**EXERCISE AIM:** Transcribe exactly the lines from the one containing "Write a Python" through the one containing "3, 2, 1, 0.5]", both included, and leave out any pictures.
— begin RECORDS FOR PROCESSING —
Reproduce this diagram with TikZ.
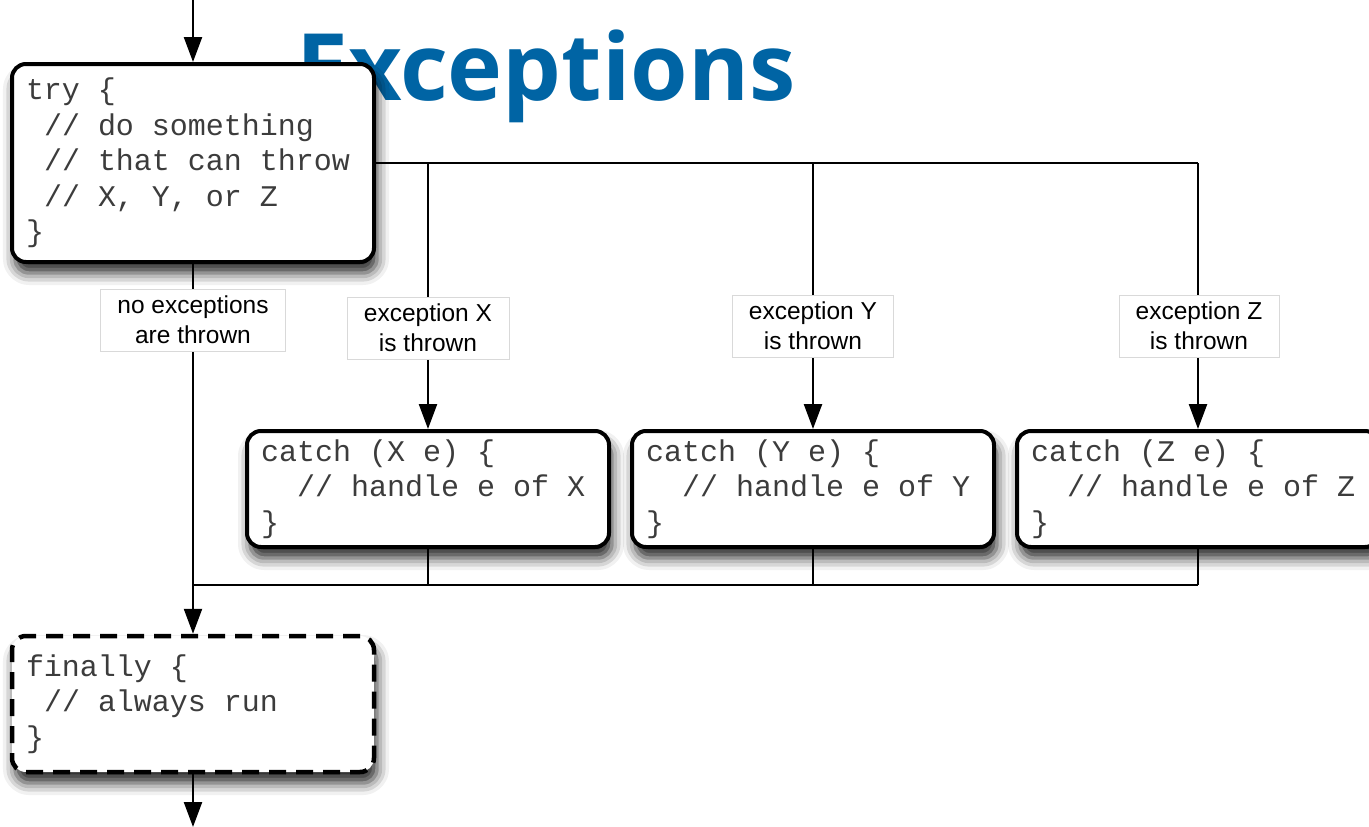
\documentclass[tikz,border=0pt]{standalone}
\usepackage{fontspec}
\setmonofont{Liberation Mono}
\newfontfamily\labelfont{Liberation Sans}
\newfontfamily\titlefont{Open Sans}
\usetikzlibrary{arrows.meta,shadows.blur}
\definecolor{titleblue}{RGB}{0,100,164}
\definecolor{codeink}{RGB}{60,60,60}
% monospaced code text: every space one character wide
\newcommand{\codefont}{\ttfamily\fontsize{30}{35.5}\selectfont
  \fontdimen2\font=0.6em\fontdimen3\font=0pt\fontdimen4\font=0pt\fontdimen7\font=0pt}
\newcommand{\ind}{\hspace*{0.6em}}
\tikzset{
  codebox/.style={draw=black, fill=white, line width=4pt, rounded corners=14pt,
    inner xsep=14pt, inner ysep=0pt, align=flush left, text=codeink, font=\codefont,
    blur shadow={shadow xshift=3pt, shadow yshift=-11pt, shadow blur radius=12pt, shadow opacity=85}},
  trybox/.style={codebox, text width=334pt, minimum height=198pt},
  catchbox/.style={codebox, text width=334pt, minimum height=116pt},
  finbox/.style={codebox, text width=334pt, minimum height=136pt, dash pattern=on 17pt off 10pt, line width=4.5pt},
  wire/.style={draw=black, line width=2pt},
  flow/.style={draw=black, line width=2.4pt, -{Triangle[length=25pt,width=18pt]}},
  lbl/.style={draw=black!15, line width=0.8pt, fill=white, align=center, inner sep=0pt,
    font=\labelfont\fontsize{24.5}{30}\selectfont},
}
\begin{document}
\begin{tikzpicture}[x=1pt, y=-1pt]
\useasboundingbox (0,0) rectangle (1369,827);

% heading
\node[anchor=base west, inner sep=0pt, text=titleblue, font=\titlefont\bfseries\fontsize{93}{93}\selectfont] (title) at (296,100) {Exceptions};

% code blocks
\node[trybox]   (try) at (193,163) {try \{\\\ind// do something\\\ind// that can throw\\\ind// X, Y, or Z\\\}};
\node[catchbox] (cx)  at (428,489) {catch (X e) \{\\\ind\ind// handle e of X\\\}};
\node[catchbox] (cy)  at (813,489) {catch (Y e) \{\\\ind\ind// handle e of Y\\\}};
\node[catchbox] (cz)  at (1198,489) {catch (Z e) \{\\\ind\ind// handle e of Z\\\}};
\node[finbox]   (fin) at (193,704) {finally \{\\\ind// always run\\\}};

% entry, exit and merge points
\coordinate (entry) at (193,0);
\coordinate (exit) at (193,827);
\coordinate (join) at (193,585);

% exception branches
\draw[wire] (try.east) -- (try.east -| cz.north);
\draw[flow] (try.east -| cx.north) -- (cx.north);
\draw[flow] (try.east -| cy.north) -- (cy.north);
\draw[flow] (try.east -| cz.north) -- (cz.north);

% merge into finally
\draw[wire] (cx.south) -- (cx.south |- join);
\draw[wire] (cy.south) -- (cy.south |- join);
\draw[wire] (cz.south) -- (cz.south |- join);
\draw[wire] (join) -- (join -| cz.south);

\draw[flow] (entry) -- (try.north);
\draw[flow] (try.south) -- (fin.north);
\draw[flow] (fin.south) -- (exit);

% path labels
\node[lbl, minimum width=185pt, minimum height=62pt] (lnone) at (193,320) {no exceptions\\are thrown};
\node[lbl, minimum width=162pt, minimum height=62pt] (lx) at (428,328) {exception X\\is thrown};
\node[lbl, minimum width=161pt, minimum height=62pt] (ly) at (813,326) {exception Y\\is thrown};
\node[lbl, minimum width=160pt, minimum height=62pt] (lz) at (1199,326) {exception Z\\is thrown};
\end{tikzpicture}
\end{document}
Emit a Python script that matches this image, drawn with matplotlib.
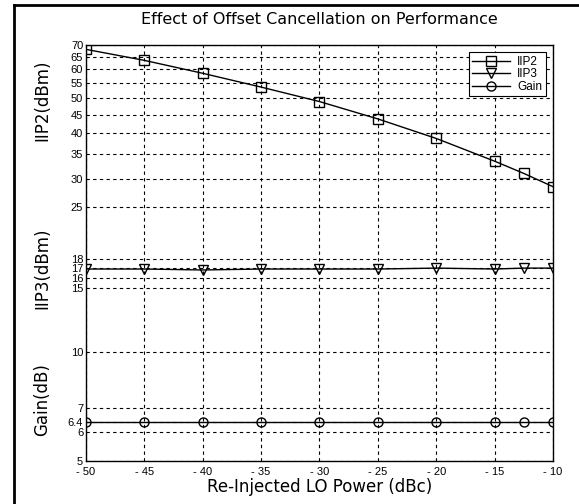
import matplotlib
matplotlib.use("Agg")
import matplotlib.pyplot as plt
from matplotlib.lines import Line2D
from matplotlib.ticker import FixedLocator, FixedFormatter, NullLocator

plt.rcParams['font.family'] = ['Liberation Sans', 'DejaVu Sans']

lo_power = [-50, -45, -40, -35, -30, -25, -20, -15, -12.5, -10]
iip2 = [68.1, 63.5, 58.5, 53.6, 48.9, 43.8, 38.7, 33.5, 31.0, 28.5]
iip3 = [16.9, 16.9, 16.8, 16.9, 16.9, 16.9, 17.0, 16.9, 17.0, 17.0]
gain = [6.4, 6.4, 6.4, 6.4, 6.4, 6.4, 6.4, 6.4, 6.4, 6.4]

yticks = [5, 6, 6.4, 7, 10, 15, 16, 17, 18, 25, 30, 35, 40, 45, 50, 55, 60, 65, 70]
ytick_labels = ['5', '6', '6.4', '7', '10', '15', '16', '17', '18', '25', '30', '35',
                '40', '45', '50', '55', '60', '65', '70']
xticks = [-50, -45, -40, -35, -30, -25, -20, -15, -10]

fig = plt.figure(figsize=(5.79, 5.04), dpi=100)
ax = fig.add_axes([0.1485, 0.0853, 0.8065, 0.8254])

mk = dict(markersize=6.5, markerfacecolor='none', markeredgecolor='black', markeredgewidth=1.0)
ax.plot(lo_power, iip2, color='black', lw=1.0, marker='s', label='IIP2', **mk)
ax.plot(lo_power, iip3, color='black', lw=1.0, marker='v', label='IIP3', **mk)
ax.plot(lo_power, gain, color='black', lw=1.0, marker='o', label='Gain', **mk)

ax.set_yscale('log')
ax.set_ylim(5, 70)
ax.set_xlim(-50, -10)
ax.yaxis.set_major_locator(FixedLocator(yticks))
ax.yaxis.set_major_formatter(FixedFormatter(ytick_labels))
ax.yaxis.set_minor_locator(NullLocator())
ax.set_xticks(xticks)
ax.set_xticklabels([str(x).replace('-', '- ') for x in xticks])
ax.tick_params(axis='both', labelsize=8, length=0)
ax.tick_params(axis='x', pad=4)
ax.tick_params(axis='y', pad=2)

ax.grid(True, which='major', color='black', linestyle=(0, (3, 3)), linewidth=0.8)
for s in ax.spines.values():
    s.set_linewidth(1.0)

big = ['DejaVu Sans']
ax.set_title('Effect of Offset Cancellation on Performance', fontsize=11.5,
             family=big, pad=15)
ax.set_xlabel('Re-Injected LO Power (dBc)', fontsize=12, family=big, labelpad=1)

fig.text(42/579, 1-100/504, 'IIP2(dBm)', rotation=90, fontsize=12, family=big,
         ha='center', va='center')
fig.text(42/579, 1-268/504, 'IIP3(dBm)', rotation=90, fontsize=12, family=big,
         ha='center', va='center')
fig.text(42/579, 1-400/504, 'Gain(dB)', rotation=90, fontsize=12, family=big,
         ha='center', va='center')

leg = ax.legend(loc='upper right', fontsize=8.5, frameon=True, fancybox=False,
                edgecolor='black', framealpha=1, borderaxespad=0.6,
                handlelength=3.2, labelspacing=0.05, borderpad=0.3, handletextpad=0.6)
leg.get_frame().set_linewidth(0.8)

fig.add_artist(Line2D([14/579, 14/579], [0, 1-5/504], transform=fig.transFigure,
                      color='black', lw=2))
fig.add_artist(Line2D([14/579, 1], [1-5/504, 1-5/504], transform=fig.transFigure,
                      color='black', lw=2))

fig.savefig('out.png', dpi=100)
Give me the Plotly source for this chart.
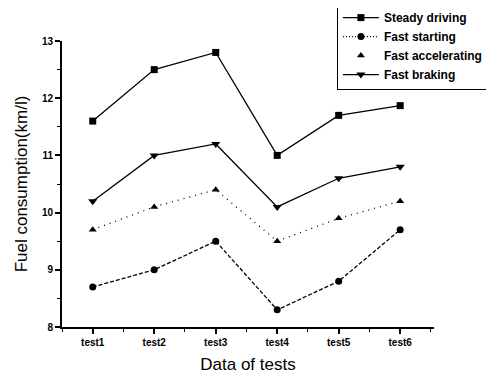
import plotly.graph_objects as go

categories = ["test1", "test2", "test3", "test4", "test5", "test6"]
steady_driving = [11.6, 12.5, 12.8, 11.0, 11.7, 11.87]
fast_starting = [8.7, 9.0, 9.5, 8.3, 8.8, 9.7]
fast_accelerating = [9.7, 10.1, 10.4, 9.5, 9.9, 10.2]
fast_braking = [10.2, 11.0, 11.2, 10.1, 10.6, 10.8]

xpos = list(range(len(categories)))
FONT = "Liberation Sans, Arial, sans-serif"

fig = go.Figure()

series = [
    ("Steady driving", steady_driving, "square", 7, "solid", "solid", "lines+markers"),
    ("Fast starting", fast_starting, "circle", 7, "4px,2px", "1px,2px", "lines+markers"),
    ("Fast accelerating", fast_accelerating, "triangle-up", 7, "1px,5px", "solid", "markers"),
    ("Fast braking", fast_braking, "triangle-down", 8, "solid", "solid", "lines+markers"),
]

for name, vals, sym, sz, dash, _, _ in series:
    fig.add_trace(go.Scatter(
        x=xpos, y=vals, mode="lines+markers", showlegend=False,
        line=dict(color="black", width=1.3, dash=dash),
        marker=dict(symbol=sym, size=sz, color="black"),
    ))

for name, vals, sym, sz, _, ldash, lmode in series:
    fig.add_trace(go.Scatter(
        x=[None], y=[None], mode=lmode, name=name,
        line=dict(color="black", width=1.3, dash=ldash),
        marker=dict(symbol=sym, size=sz, color="black"),
    ))

fig.update_layout(
    width=494, height=378,
    margin=dict(l=54, r=68, t=33, b=59, autoexpand=False),
    paper_bgcolor="white", plot_bgcolor="white",
    font=dict(family=FONT, color="black"),
    legend=dict(
        x=0.739, y=1.136, xanchor="left", yanchor="top",
        bordercolor="black", borderwidth=1,
        font=dict(size=12, family=FONT, weight="bold", color="black"),
        tracegroupgap=0, itemwidth=36,
    ),
    xaxis=dict(
        range=[-0.5, 5.55], tickmode="array", tickvals=xpos, ticktext=categories,
        showgrid=False, zeroline=False, showline=True, linecolor="black", linewidth=2,
        ticks="outside", ticklen=5, tickwidth=1.5, tickcolor="black",
        minor=dict(dtick=0.5, tick0=0, ticks="outside", ticklen=3, tickcolor="black", tickwidth=1),
        tickfont=dict(size=10, weight="bold", color="black"),
        title=dict(text="Data of tests", font=dict(size=17, color="black"), standoff=11),
        automargin=False,
    ),
    yaxis=dict(
        range=[8, 13], tickmode="linear", tick0=8, dtick=1,
        showgrid=False, zeroline=False, showline=True, linecolor="black", linewidth=2,
        ticks="outside", ticklen=5, tickwidth=1.5, tickcolor="black",
        minor=dict(dtick=0.5, ticks="outside", ticklen=3, tickcolor="black", tickwidth=1),
        tickfont=dict(size=10, weight="bold", color="black"),
        title=dict(text="Fuel consumption(km/l)", font=dict(size=17, color="black"), standoff=10),
        automargin=False,
    ),
)

fig.write_html("out.html")
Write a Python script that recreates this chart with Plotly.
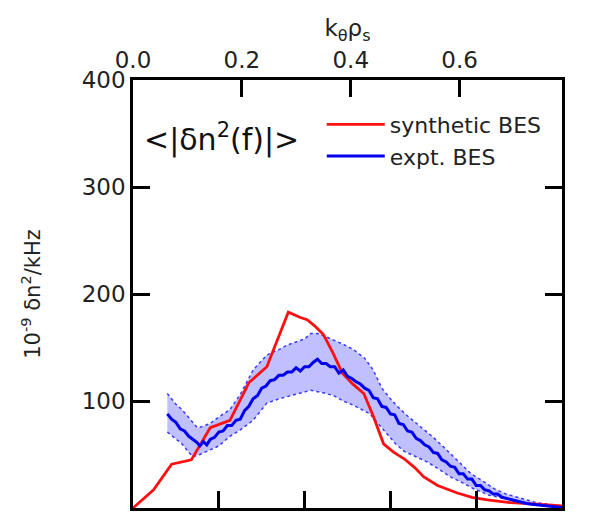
import plotly.graph_objects as go

# ---- data (frequency in kHz, spectrum in 1e-9 dn^2/kHz) ----
red_f = [0, 24, 45, 68, 90, 113, 135, 156, 181, 186, 195, 203, 212, 222, 233, 244, 256, 269, 280, 292, 304, 316, 328, 339, 355, 378, 395, 413, 440, 471, 500]
red_v = [0, 17, 41, 45, 75, 82, 117, 132, 183, 181, 178, 176, 170, 162, 145, 126, 116, 107, 86, 60, 52, 46, 38, 29, 21, 14, 10, 7.5, 5, 3.7, 2]

blue_f = [40, 45, 50, 55, 60, 65, 70, 75, 78, 82, 86, 90, 95, 100, 105, 110, 115, 120, 125, 130, 135, 140, 145, 150, 155, 160, 165, 170, 175, 180, 185, 190, 195, 200, 205, 210, 215, 220, 225, 230, 235, 240, 245, 250, 255, 260, 265, 270, 275, 280, 285, 290, 295, 300, 305, 310, 315, 320, 325, 330, 335, 340, 345, 350, 355, 360, 365, 370, 375, 380, 385, 390, 395, 400, 405, 410, 415, 420, 425, 430, 440, 450, 460, 470, 480, 490, 500]
blue_v = [88, 83, 80, 74, 72, 67, 64, 61, 58, 62, 59, 64, 66, 71, 72, 77, 77, 82, 83, 91, 95, 102, 105, 112, 114, 119, 120, 124, 124, 127, 127, 131, 128, 132, 132, 136, 139, 135, 135, 132, 132, 126, 129, 123, 121, 118, 116, 112, 110, 103, 102, 95, 94, 88, 87, 79, 78, 72, 71, 65, 63, 59, 57, 52, 51, 45, 43, 39, 38, 32, 32, 27, 27, 21, 21, 17, 16, 13, 13, 10, 8, 6, 4, 3, 2, 1, 0.5]

up_f = [40, 50, 57, 65, 75, 80, 90, 100, 113, 125, 140, 156, 170, 179, 190, 200, 207, 215, 225, 234, 245, 257, 270, 280, 290, 300, 308, 320, 335, 350, 362, 380, 394, 410, 421, 435, 452, 470, 483, 500]
up_v = [107, 97, 92, 84, 75, 76, 79, 85, 92, 106, 129, 143, 148, 152, 155, 158, 163, 163, 160, 157, 153, 148, 140, 129, 112, 102, 95, 86, 76, 66, 57, 43, 32, 24, 18, 13, 9, 5, 3.7, 2]

lo_f = [40, 50, 57, 65, 70, 78, 86, 100, 113, 125, 140, 156, 170, 179, 190, 207, 220, 234, 245, 257, 276, 286, 296, 306, 316, 330, 343, 357, 370, 383, 397, 415, 432, 450, 471, 490, 500]
lo_v = [71, 65, 60, 52, 48, 50, 53, 58, 67, 73, 82, 98, 102, 104, 106, 110, 108, 105, 100, 96, 88, 79, 70, 60, 53, 48, 43, 36, 29, 24, 18, 12, 9, 5, 3, 1, 0]

k_ticks = [0.0, 0.2, 0.4, 0.6]
y_ticks = [0, 100, 200, 300, 400]

FONT = "DejaVu Sans"
BAND_LINE = "rgba(40,40,255,0.9)"
BAND_FILL = "rgba(60,60,255,0.32)"

fig = go.Figure()
fig.add_trace(go.Scatter(x=up_f, y=up_v, mode="lines", showlegend=False,
                         line=dict(color=BAND_LINE, width=1.5, dash="dot"), hoverinfo="skip"))
fig.add_trace(go.Scatter(x=lo_f, y=lo_v, mode="lines", showlegend=False, fill="tonexty",
                         fillcolor=BAND_FILL,
                         line=dict(color=BAND_LINE, width=1.5, dash="dot"), hoverinfo="skip"))
fig.add_trace(go.Scatter(x=red_f, y=red_v, mode="lines", name="synthetic BES",
                         line=dict(color="#ff1010", width=2.8)))
fig.add_trace(go.Scatter(x=blue_f, y=blue_v, mode="lines", name="expt. BES",
                         line=dict(color="#0000ee", width=3)))
# top axis carrier (invisible)
fig.add_trace(go.Scatter(x=k_ticks, y=[None] * len(k_ticks), xaxis="x2", yaxis="y",
                         mode="markers", showlegend=False, hoverinfo="skip"))

axis_common = dict(showline=True, linecolor="black", linewidth=2.5, ticks="inside",
                   ticklen=17, tickwidth=2.5, tickcolor="black", showgrid=False,
                   zeroline=False, tickfont=dict(family=FONT, size=23, color="#222"))

fig.update_layout(
    width=591, height=514,
    margin=dict(l=133, r=29, t=80, b=6),
    plot_bgcolor="white", paper_bgcolor="white",
    font=dict(family=FONT, color="#222"),
    xaxis=dict(range=[0, 500], dtick=100, tick0=0, showticklabels=False, mirror=False,
               **axis_common),
    xaxis2=dict(range=[0, 0.788], overlaying="x", side="top", anchor="y",
                tickvals=k_ticks, ticktext=[f"{v:.1f}" for v in k_ticks],
                title=dict(text="k<sub>θ</sub>ρ<sub>s</sub>", font=dict(family=FONT, size=23, color="#222"),
                           standoff=4),
                **axis_common),
    yaxis=dict(range=[0, 400], tickvals=y_ticks, mirror="ticks",
               title=dict(text="10<sup>-9</sup> δn<sup>2</sup>/kHz", font=dict(family=FONT, size=21, color="#222"),
                          standoff=36),
               **axis_common),
    legend=dict(x=0.44, y=0.945, xanchor="left", yanchor="top", bgcolor="rgba(0,0,0,0)",
                font=dict(family=FONT, size=22, color="#222"), tracegroupgap=0,
                traceorder="normal", itemwidth=58),
    annotations=[dict(text="&lt;|δn<sup>2</sup>(f)|&gt;", xref="paper", yref="paper",
                      x=0.02, y=0.865, xanchor="left", yanchor="middle", showarrow=False,
                      font=dict(family=FONT, size=30, color="#111"))],
)

fig.write_html("out.html")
— end RECORDS FOR PROCESSING —
**RIGHT ANSWER:**
Write a Python script that recreates this chart with Plotly.
import plotly.graph_objects as go

# ---- data (frequency in kHz, spectrum in 1e-9 dn^2/kHz) ----
red_f = [0, 24, 45, 68, 90, 113, 135, 156, 181, 186, 195, 203, 212, 222, 233, 244, 256, 269, 280, 292, 304, 316, 328, 339, 355, 378, 395, 413, 440, 471, 500]
red_v = [0, 17, 41, 45, 75, 82, 117, 132, 183, 181, 178, 176, 170, 162, 145, 126, 116, 107, 86, 60, 52, 46, 38, 29, 21, 14, 10, 7.5, 5, 3.7, 2]

blue_f = [40, 45, 50, 55, 60, 65, 70, 75, 78, 82, 86, 90, 95, 100, 105, 110, 115, 120, 125, 130, 135, 140, 145, 150, 155, 160, 165, 170, 175, 180, 185, 190, 195, 200, 205, 210, 215, 220, 225, 230, 235, 240, 245, 250, 255, 260, 265, 270, 275, 280, 285, 290, 295, 300, 305, 310, 315, 320, 325, 330, 335, 340, 345, 350, 355, 360, 365, 370, 375, 380, 385, 390, 395, 400, 405, 410, 415, 420, 425, 430, 440, 450, 460, 470, 480, 490, 500]
blue_v = [88, 83, 80, 74, 72, 67, 64, 61, 58, 62, 59, 64, 66, 71, 72, 77, 77, 82, 83, 91, 95, 102, 105, 112, 114, 119, 120, 124, 124, 127, 127, 131, 128, 132, 132, 136, 139, 135, 135, 132, 132, 126, 129, 123, 121, 118, 116, 112, 110, 103, 102, 95, 94, 88, 87, 79, 78, 72, 71, 65, 63, 59, 57, 52, 51, 45, 43, 39, 38, 32, 32, 27, 27, 21, 21, 17, 16, 13, 13, 10, 8, 6, 4, 3, 2, 1, 0.5]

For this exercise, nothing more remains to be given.